DIRECTION: Copy all of the material exactly. Pictures are not to appear in the copy.

RECORDED INFORMATION:
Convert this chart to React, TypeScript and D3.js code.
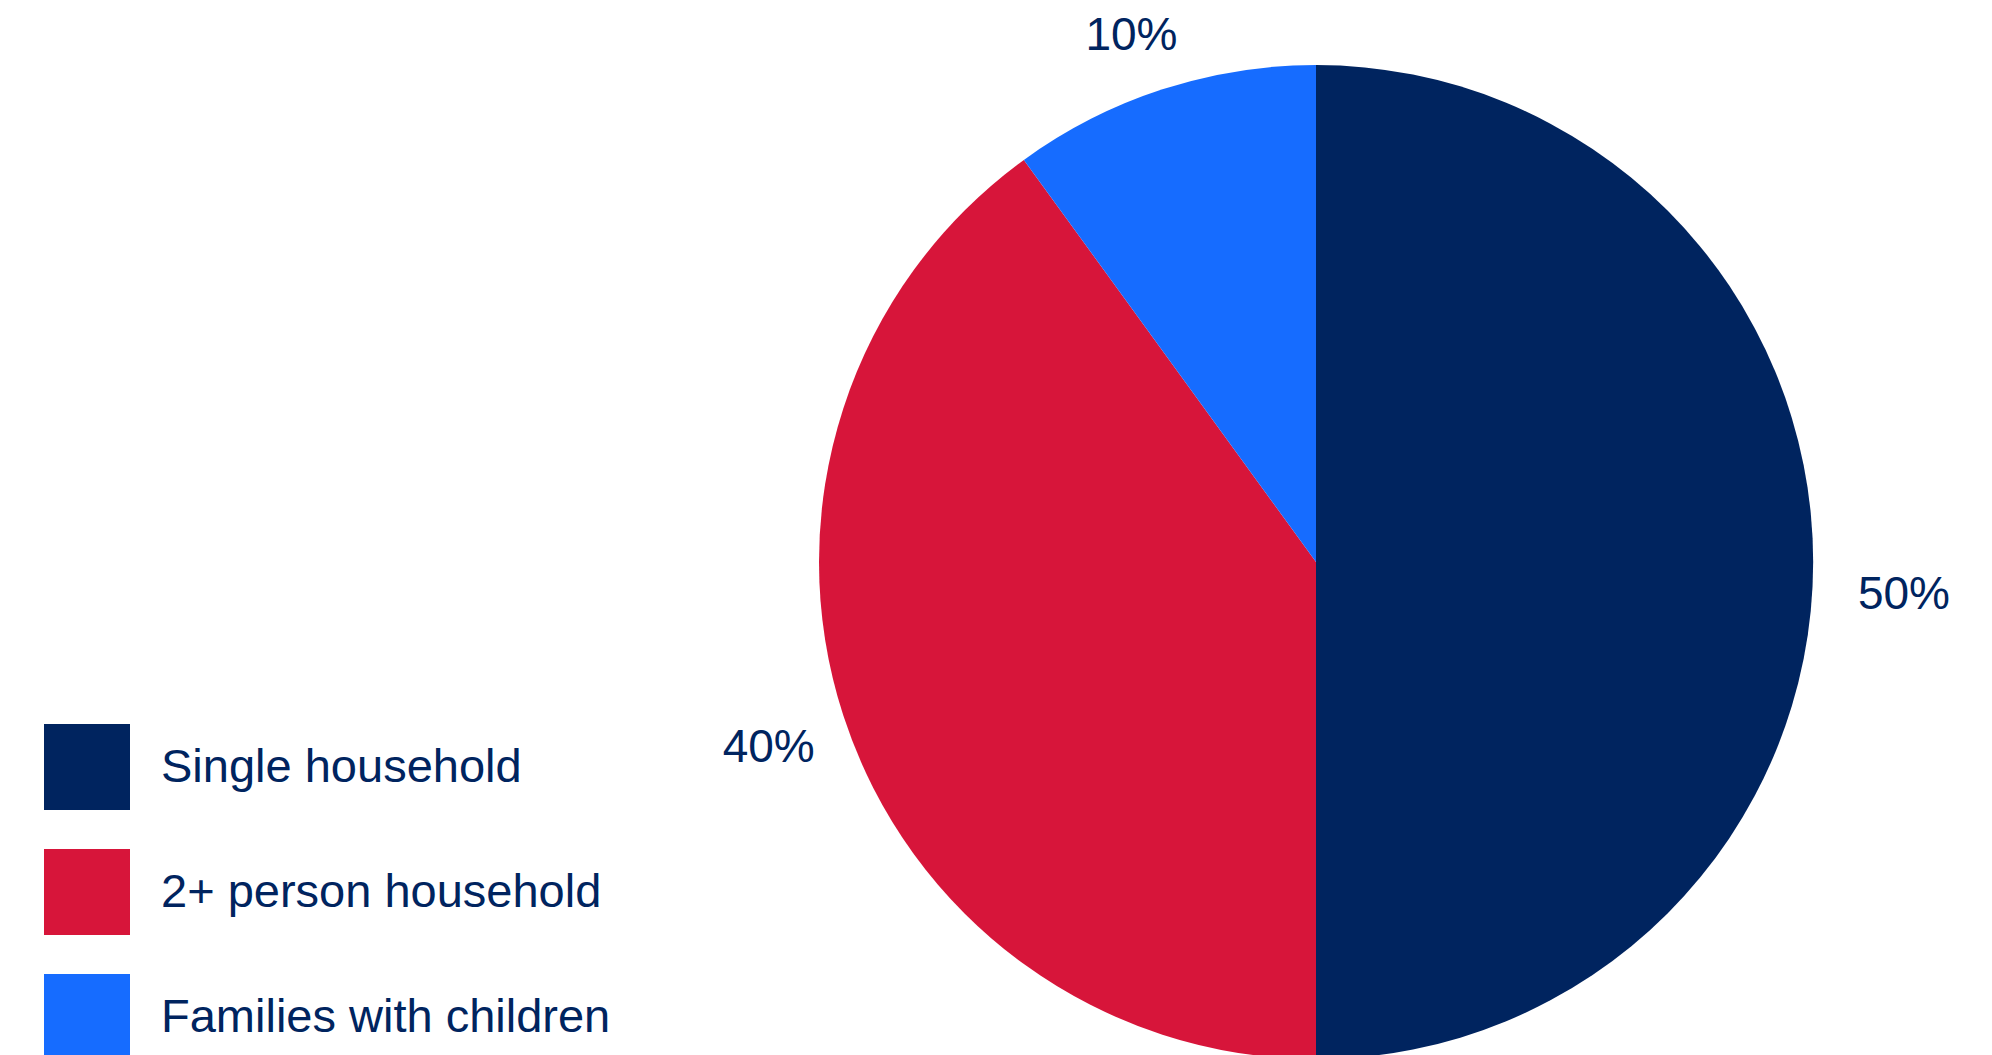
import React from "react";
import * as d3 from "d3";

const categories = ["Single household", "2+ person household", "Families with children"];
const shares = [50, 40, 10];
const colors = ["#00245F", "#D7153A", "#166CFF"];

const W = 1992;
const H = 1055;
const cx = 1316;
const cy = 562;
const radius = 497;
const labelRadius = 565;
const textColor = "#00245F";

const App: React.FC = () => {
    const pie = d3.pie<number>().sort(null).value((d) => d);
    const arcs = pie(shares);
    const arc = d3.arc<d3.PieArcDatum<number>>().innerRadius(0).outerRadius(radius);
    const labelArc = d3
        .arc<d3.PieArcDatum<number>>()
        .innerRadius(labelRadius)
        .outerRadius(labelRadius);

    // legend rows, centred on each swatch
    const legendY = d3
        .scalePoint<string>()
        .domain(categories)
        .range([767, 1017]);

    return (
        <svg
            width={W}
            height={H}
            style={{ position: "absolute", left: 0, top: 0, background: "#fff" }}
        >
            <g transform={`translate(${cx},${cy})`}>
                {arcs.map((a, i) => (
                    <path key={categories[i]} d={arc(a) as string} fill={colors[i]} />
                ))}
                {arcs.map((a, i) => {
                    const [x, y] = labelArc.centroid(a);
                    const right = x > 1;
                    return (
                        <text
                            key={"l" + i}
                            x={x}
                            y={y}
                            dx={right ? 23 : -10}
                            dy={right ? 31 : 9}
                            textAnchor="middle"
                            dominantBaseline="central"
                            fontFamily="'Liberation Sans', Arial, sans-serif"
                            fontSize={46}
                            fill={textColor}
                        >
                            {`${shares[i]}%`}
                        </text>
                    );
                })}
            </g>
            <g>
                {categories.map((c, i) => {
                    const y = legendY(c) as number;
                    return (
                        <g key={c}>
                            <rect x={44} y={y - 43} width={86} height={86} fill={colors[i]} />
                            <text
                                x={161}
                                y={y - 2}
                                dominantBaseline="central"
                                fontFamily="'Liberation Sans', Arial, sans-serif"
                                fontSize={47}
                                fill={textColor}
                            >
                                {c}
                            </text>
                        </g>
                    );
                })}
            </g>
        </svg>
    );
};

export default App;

ANSWER FOR THIS EXERCISE:
Convert this chart to React, TypeScript and D3.js code.
import React from "react";
import * as d3 from "d3";

const categories = ["Single household", "2+ person household", "Families with children"];
const shares = [50, 40, 10];
const colors = ["#00245F", "#D7153A", "#166CFF"];

const W = 1992;
const H = 1055;
const cx = 1316;
const cy = 562;
const radius = 497;
const labelRadius = 565;
const textColor = "#00245F";

const App: React.FC = () => {
    const pie = d3.pie<number>().sort(null).value((d) => d);
    const arcs = pie(shares);
    const arc = d3.arc<d3.PieArcDatum<number>>().innerRadius(0).outerRadius(radius);
    const labelArc = d3
        .arc<d3.PieArcDatum<number>>()
        .innerRadius(labelRadius)
        .outerRadius(labelRadius);

    // legend rows, centred on each swatch
    const legendY = d3
        .scalePoint<string>()
        .domain(categories)
        .range([767, 1017]);

    return (
        <svg
            width={W}
            height={H}
            style={{ position: "absolute", left: 0, top: 0, background: "#fff" }}
        >
            <g transform={`translate(${cx},${cy})`}>
                {arcs.map((a, i) => (
                    <path key={categories[i]} d={arc(a) as string} fill={colors[i]} />
                ))}
                {arcs.map((a, i) => {
                    const [x, y] = labelArc.centroid(a);
                    const right = x > 1;
                    return (
                        <text
                            key={"l" + i}
                            x={x}
                            y={y}
                            dx={right ? 23 : -10}
                            dy={right ? 31 : 9}
                            textAnchor="middle"
                            dominantBaseline="central"
                            fontFamily="'Liberation Sans', Arial, sans-serif"
                            fontSize={46}
                            fill={textColor}
                        >
                            {`${shares[i]}%`}
                        </text>
                    );
                })}
            </g>
            <g>
                {categories.map((c, i) => {
                    const y = legendY(c) as number;
                    return (
                        <g key={c}>
                            <rect x={44} y={y - 43} width={86} height={86} fill={colors[i]} />
                            <text
                                x={161}
                                y={y - 2}
                                dominantBaseline="central"
                                fontFamily="'Liberation Sans', Arial, sans-serif"
                                fontSize={47}
                                fill={textColor}
                            >
                                {c}
                            </text>
                        </g>
                    );
                })}
            </g>
        </svg>
    );
};

export default App;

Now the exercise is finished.